This topic describes how to use Hive to perform basic operations, such as create databases and tables, in an E-MapReduce (EMR) cluster.

Prerequisites

An EMR cluster is created. For more information, see Create a cluster.

Open the Hive command line

  1. Log on to the master node of the cluster in SSH mode. For more information, see Connect to the master node of an EMR cluster in SSH mode.
  2. Run the following command to switch to the hadoop user:
    su hadoop
  3. Run the following command to open the Hive command line:
    hive
    If the following information is returned, the Hive command line is opened:
    Logging initialized using configuration in file:/etc/ecm/hive-conf-2.3.5-2.0.3/hive-log4j2.properties Async: true
    Hive-on-MR is deprecated in Hive 2 and may not be available in the future versions. Consider using a different execution engine (i.e. spark, tez) or using Hive 1.X releases.

Manage databases

A database named testdb is used as an example.

  • Create a database
    create database if not exists testdb;

    If the returned information contains OK, the database testdb is created.

  • View database information
    desc database testdb;
    Information similar to that shown in the following figure is returned.View database information
  • Use a database
    use testdb;
    Information similar to that shown in the following figure is returned.use database
  • Delete a database
    drop database if exists testdb;

    If the returned information contains OK, the database is deleted.

Manage tables

A table named t is used as an example.

  • Create a table
    create table if not exists t (id bigint, value string);

    If the returned information contains OK, the table t is created.

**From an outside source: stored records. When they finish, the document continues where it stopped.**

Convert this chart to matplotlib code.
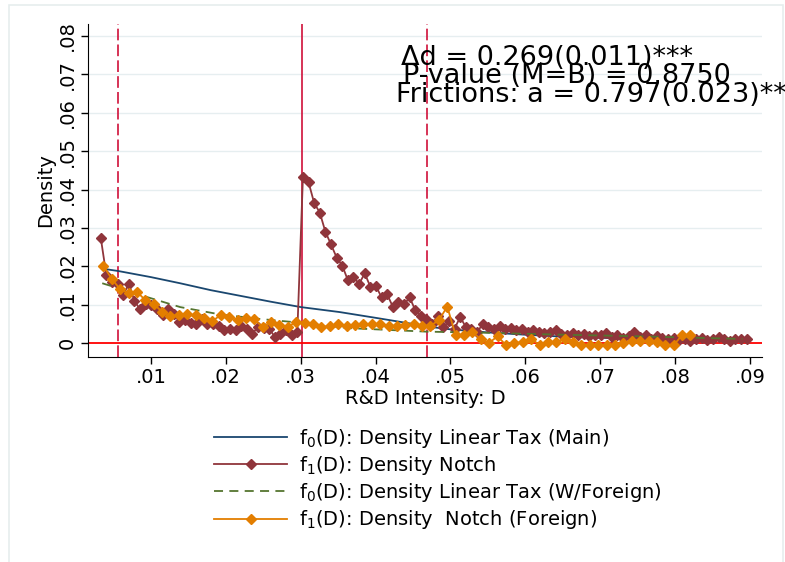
import numpy as np
import matplotlib
matplotlib.use("Agg")
import matplotlib.pyplot as plt
from matplotlib.patches import Rectangle

# smooth counterfactual densities
f0_main_d = [0.0035, 0.0056, 0.010, 0.0139, 0.018, 0.0228, 0.026, 0.030, 0.0352, 0.040,
             0.045, 0.047, 0.050, 0.055, 0.060, 0.065, 0.070, 0.075, 0.080, 0.085, 0.089]
f0_main = [0.0194, 0.0188, 0.0172, 0.0156, 0.0138, 0.0120, 0.0108, 0.0094, 0.0081, 0.0066,
           0.0050, 0.0043, 0.0036, 0.0028, 0.0022, 0.0017, 0.0014, 0.0011, 0.0009, 0.0008, 0.0007]

f0_for_d = [0.0035, 0.0095, 0.0139, 0.0192, 0.0246, 0.029, 0.0366, 0.0468, 0.055,
            0.065, 0.075, 0.085, 0.089]
f0_for = [0.0156, 0.0120, 0.0094, 0.0075, 0.0063, 0.0055, 0.0039, 0.0030, 0.0027,
          0.0022, 0.0018, 0.0013, 0.0011]

# binned densities with notch
notch_start, notch_width = 0.0033, 0.00075
f1_main = [0.0275, 0.0177, 0.0160, 0.0155, 0.0125, 0.0155, 0.0110, 0.0088, 0.0103, 0.0099,
           0.0090, 0.0073, 0.0088, 0.0077, 0.0056, 0.0060, 0.0053, 0.0049, 0.0062, 0.0051,
           0.0051, 0.0044, 0.0034, 0.0038, 0.0034, 0.0044, 0.0038, 0.0025, 0.0042, 0.0040,
           0.0038, 0.0016, 0.0023, 0.0034, 0.0021, 0.0029,
           0.0433, 0.0419, 0.0365, 0.0340, 0.0290, 0.0257, 0.0223, 0.0202, 0.0164, 0.0173,
           0.0154, 0.0182, 0.0147, 0.0149, 0.0119, 0.0127, 0.0095, 0.0108, 0.0101, 0.0119,
           0.0086, 0.0071, 0.0062, 0.0051, 0.0070, 0.0042, 0.0057, 0.0038, 0.0068, 0.0042,
           0.0038, 0.0029, 0.0049, 0.0042, 0.0038,
           0.0046, 0.0036, 0.0040, 0.0034, 0.0038, 0.0030, 0.0034, 0.0028, 0.0026, 0.0030,
           0.0034, 0.0024, 0.0022, 0.0026, 0.0020, 0.0024, 0.0018, 0.0022, 0.0020, 0.0026,
           0.0016, 0.0020, 0.0014, 0.0018, 0.0028, 0.0016, 0.0020, 0.0012, 0.0018, 0.0014,
           0.0010, 0.0014, 0.0008, 0.0012, 0.0006, 0.0010, 0.0014, 0.0008, 0.0012, 0.0016,
           0.0010, 0.0006, 0.0010, 0.0012, 0.0010]

for_start, for_width = 0.00365, 0.00112
f1_for = [0.0201, 0.0168, 0.0140, 0.0131, 0.0134, 0.0112, 0.0102, 0.0082, 0.0071, 0.0073,
          0.0075, 0.0073, 0.0066, 0.0058, 0.0073, 0.0067, 0.0060, 0.0066, 0.0062, 0.0042,
          0.0056, 0.0047, 0.0042, 0.0056,
          0.0053, 0.0051, 0.0042, 0.0045, 0.0049, 0.0044, 0.0048, 0.0051, 0.0049, 0.0049,
          0.0046, 0.0045, 0.0048, 0.0049, 0.0046, 0.0045, 0.0060, 0.0095, 0.0021, 0.0021,
          0.0029,
          0.0010, 0.0001, 0.0018, -0.0005, 0.0000, 0.0003, 0.0012, -0.0005, 0.0003, 0.0003,
          0.0012, 0.0003, -0.0005, -0.0005, -0.0005, -0.0005, -0.0005, 0.0000, 0.0005, 0.0005,
          0.0005, 0.0003, -0.0005, -0.0005, 0.0021, 0.0021]

notch_d = notch_start + notch_width * np.arange(len(f1_main))
for_d = for_start + for_width * np.arange(len(f1_for))

bounds_lo, notch_at, bounds_hi = 0.0056, 0.0302, 0.0469

xticks = [0.01, 0.02, 0.03, 0.04, 0.05, 0.06, 0.07, 0.08, 0.09]
xlabels = ['.01', '.02', '.03', '.04', '.05', '.06', '.07', '.08', '.09']
yticks = [0, 0.01, 0.02, 0.03, 0.04, 0.05, 0.06, 0.07, 0.08]
ylabels = ['0', '.01', '.02', '.03', '.04', '.05', '.06', '.07', '.08']

navy = '#1a476f'
maroon = '#90353b'
green = '#55752f'
orange = '#e37e00'
crimson = '#d0103a'

fig = plt.figure(figsize=(7.85, 5.62), dpi=100)
fig.patches.append(Rectangle((9/785, -0.05), 774/785, 1.05 - 5/562,
                             transform=fig.transFigure, fill=False,
                             edgecolor='#e6eeee', lw=1.2))
ax = fig.add_axes([88/785, 1 - 357/562, 674/785, 333/562])

for yv in yticks[1:]:
    ax.axhline(yv, color='#e6eef0', lw=1.0, zorder=0)

ax.axvline(bounds_lo, color=crimson, lw=1.2, ls=(0, (7, 2.5)), zorder=1)
ax.axvline(notch_at, color=crimson, lw=1.2, zorder=1)
ax.axvline(bounds_hi, color=crimson, lw=1.2, ls=(0, (7, 2.5)), zorder=1)
ax.axhline(0, color='#ff0000', lw=1.3, zorder=1.5)

ax.plot(f0_main_d, f0_main, color=navy, lw=1.3, zorder=2,
        label='f$_0$(D): Density Linear Tax (Main)')
ax.plot(notch_d, f1_main, color=maroon, lw=1.3, marker='D', ms=5.5, zorder=3,
        label='f$_1$(D): Density Notch')
ax.plot(f0_for_d, f0_for, color=green, lw=1.3, ls=(0, (5, 3.5)), zorder=4,
        label='f$_0$(D): Density Linear Tax (W/Foreign)')
ax.plot(for_d, f1_for, color=orange, lw=1.3, marker='D', ms=5.5, zorder=5,
        label='f$_1$(D): Density  Notch (Foreign)')

ax.set_xlim(0.0016, 0.0916)
ax.set_ylim(-0.0036, 0.0831)
ax.set_xticks(xticks)
ax.set_xticklabels(xlabels, fontsize=14)
ax.set_yticks(yticks)
ax.set_yticklabels(ylabels, fontsize=14, rotation=90, va='center')
ax.tick_params(direction='out', length=5, width=1, pad=3)
ax.spines['top'].set_visible(False)
ax.spines['right'].set_visible(False)
ax.set_xlabel('R&D Intensity: D', fontsize=14, labelpad=1)
ax.set_ylabel('Density', fontsize=14, labelpad=2)

fig.text(401/785, 1 - 65/562, 'Δd = 0.269(0.011)***', fontsize=19.5, va='baseline')
fig.text(403/785, 1 - 83/562, 'P-value (M=B) = 0.8750', fontsize=19.5, va='baseline')
fig.text(396/785, 1 - 102/562, 'Frictions: a = 0.797(0.023)***', fontsize=19.5, va='baseline')

fig.legend(loc='center', bbox_to_anchor=(438/785, 1 - 479/562), frameon=False,
           fontsize=14, handlelength=3.75, handletextpad=0.6, labelspacing=0.22)

fig.savefig('out.png', dpi=100)
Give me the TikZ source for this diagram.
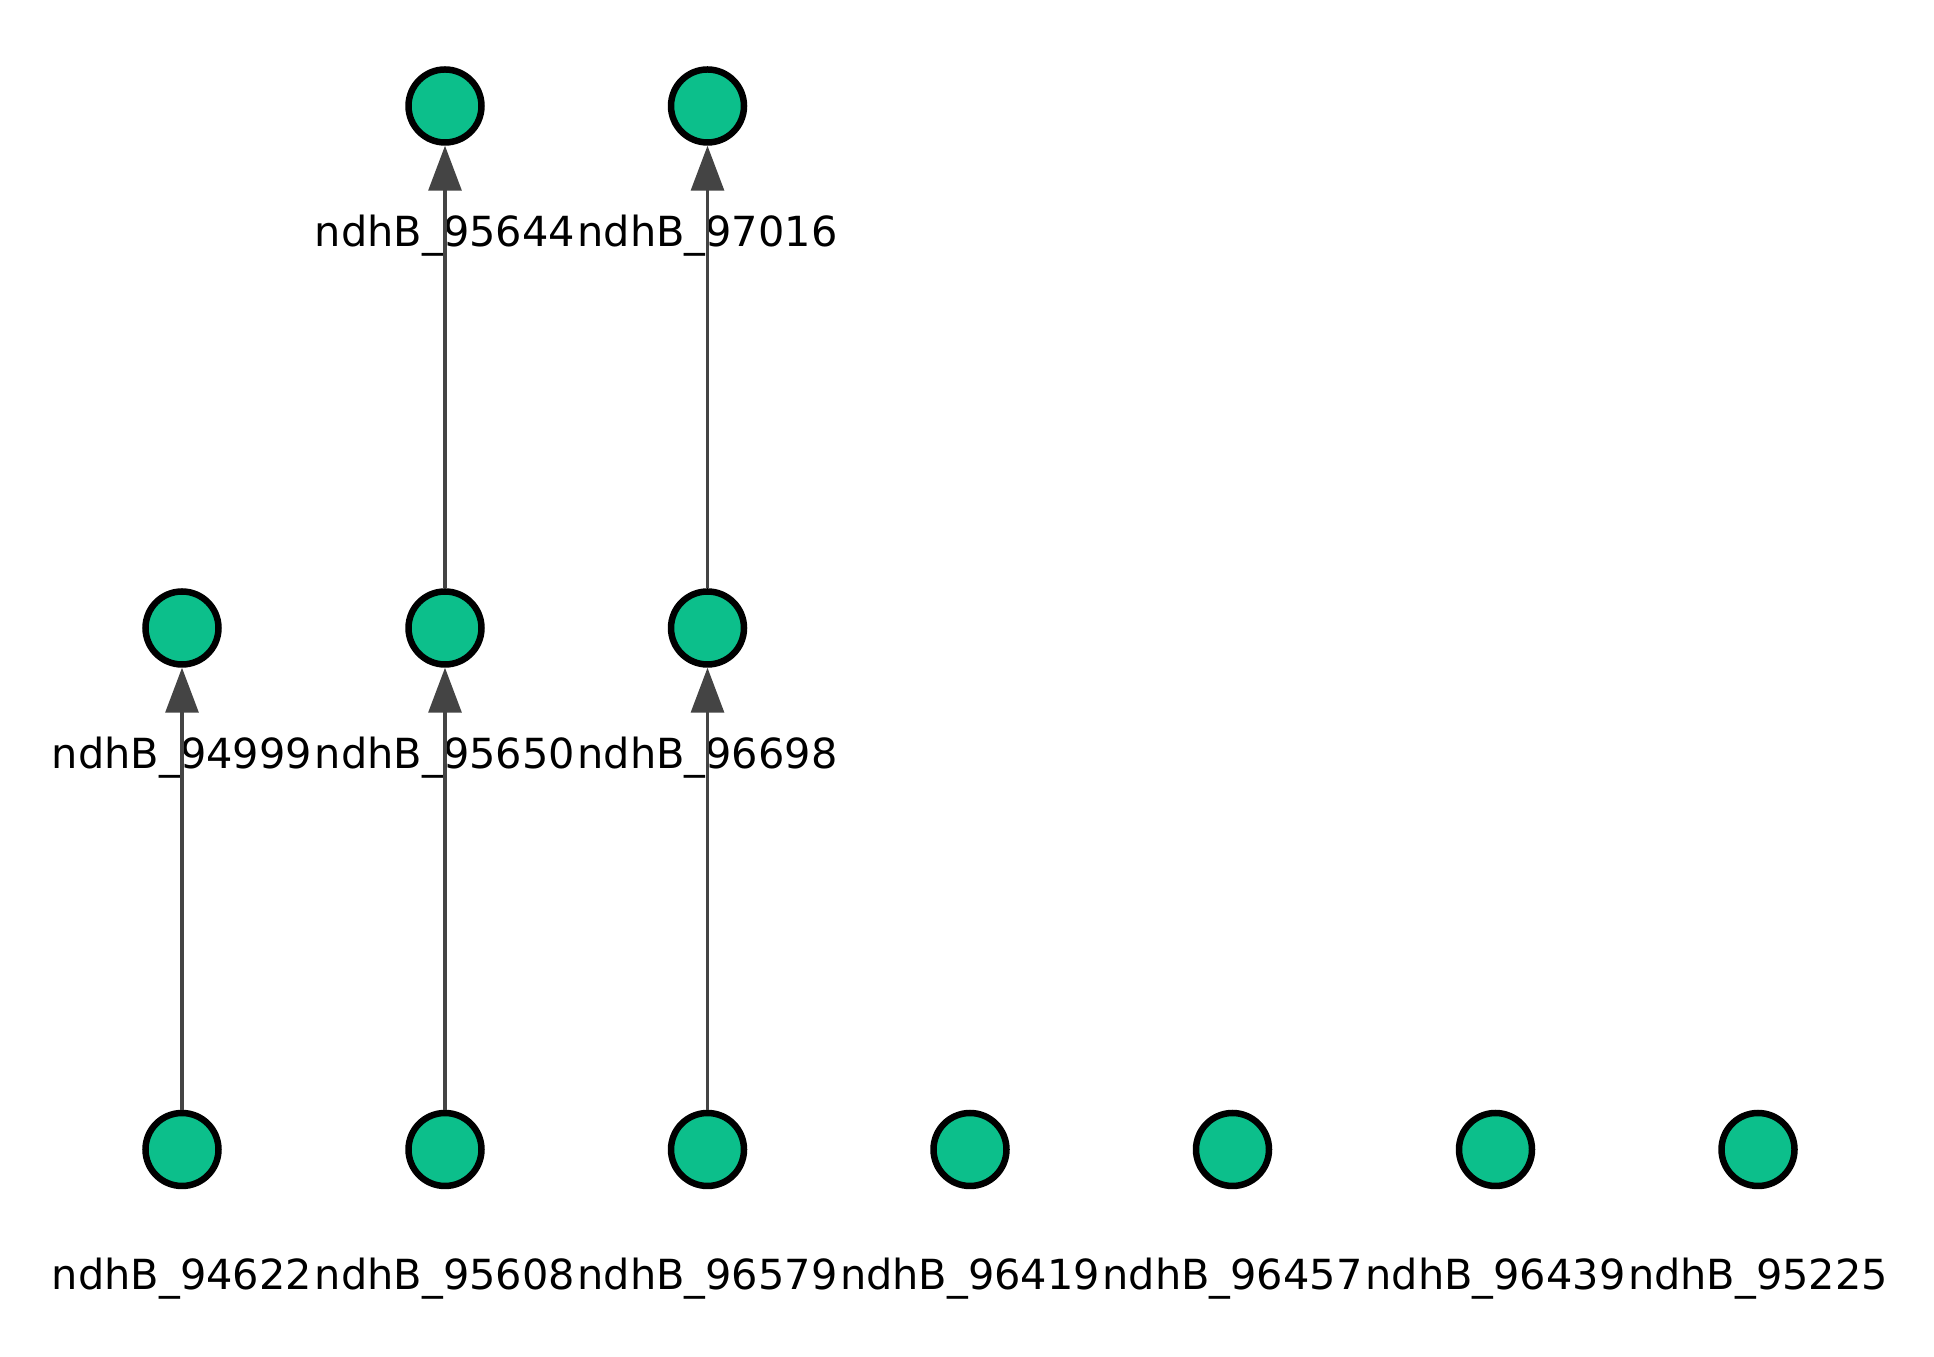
\documentclass[tikz,border=0pt]{standalone}
\usepackage{fontspec}
\setmainfont{DejaVu Sans}
\usetikzlibrary{arrows.meta}
\definecolor{gnode}{RGB}{12,191,139}
\definecolor{gedge}{RGB}{68,68,68}
\tikzset{every node/.style={circle,draw,line width=0.65mm,fill=gnode,minimum size=7.3mm,inner sep=0pt}}
\tikzset{every label/.style={rectangle,draw=none,fill=none,inner sep=0.333em,font=\fontsize{11.8pt}{14pt}\selectfont}}
\tikzset{e/.style={gedge,line width=0.32mm,-{Triangle[length=4.5mm,width=3.3mm]}}}

\begin{document}
\begin{tikzpicture}[label distance=5mm]
      \useasboundingbox (0,0) rectangle (19.34,13.57);
      % top row
      \node (n95644)[label=below:{ndhB\_95644}] at (4.45,12.51) {};
      \node (n97016)[label=below:{ndhB\_97016}] at (7.075,12.51) {};
      % middle row
      \node (n94999)[label=below:{ndhB\_94999}] at (1.82,7.29) {};
      \node (n95650)[label=below:{ndhB\_95650}] at (4.45,7.29) {};
      \node (n96698)[label=below:{ndhB\_96698}] at (7.075,7.29) {};
      % bottom row
      \node (n94622)[label=below:{ndhB\_94622}] at (1.82,2.075) {};
      \node (n95608)[label=below:{ndhB\_95608}] at (4.45,2.075) {};
      \node (n96579)[label=below:{ndhB\_96579}] at (7.075,2.075) {};
      \node (n96419)[label=below:{ndhB\_96419}] at (9.70,2.075) {};
      \node (n96457)[label=below:{ndhB\_96457}] at (12.325,2.075) {};
      \node (n96439)[label=below:{ndhB\_96439}] at (14.955,2.075) {};
      \node (n95225)[label=below:{ndhB\_95225}] at (17.58,2.075) {};
      \foreach \a/\b in {n94622/n94999,n95608/n95650,n96579/n96698,n95650/n95644,n96698/n97016}
        \draw[e] (\a) -- (\b);
    \end{tikzpicture}
\end{document}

  • View table information
    desc formatted t;
    Information similar to that shown in the following figure is returned.View table information
  • Query all existing tables
    show tables;
    The following information is returned:
    OK
    t
  • Delete a table
    drop table if exists t;

    If the returned information contains OK, the table is deleted.

Execute SQL statements

  • Insert data
    insert into table t select 1, 'value-1';
    If the returned information contains OK, the data is inserted.
    OK
    Time taken: 14.73 seconds
  • Query the first 10 records in a table
    select * from t limit 10;
    The following information is returned:
    OK
    1       value-1
    Time taken: 11.48 seconds, Fetched: 1 row(s)
  • Aggregate data
    select value, count(id) from t group by value;
    The following information is returned:
    OK
    value-1 1
    Time taken: 20.11 seconds, Fetched: 1 row(s)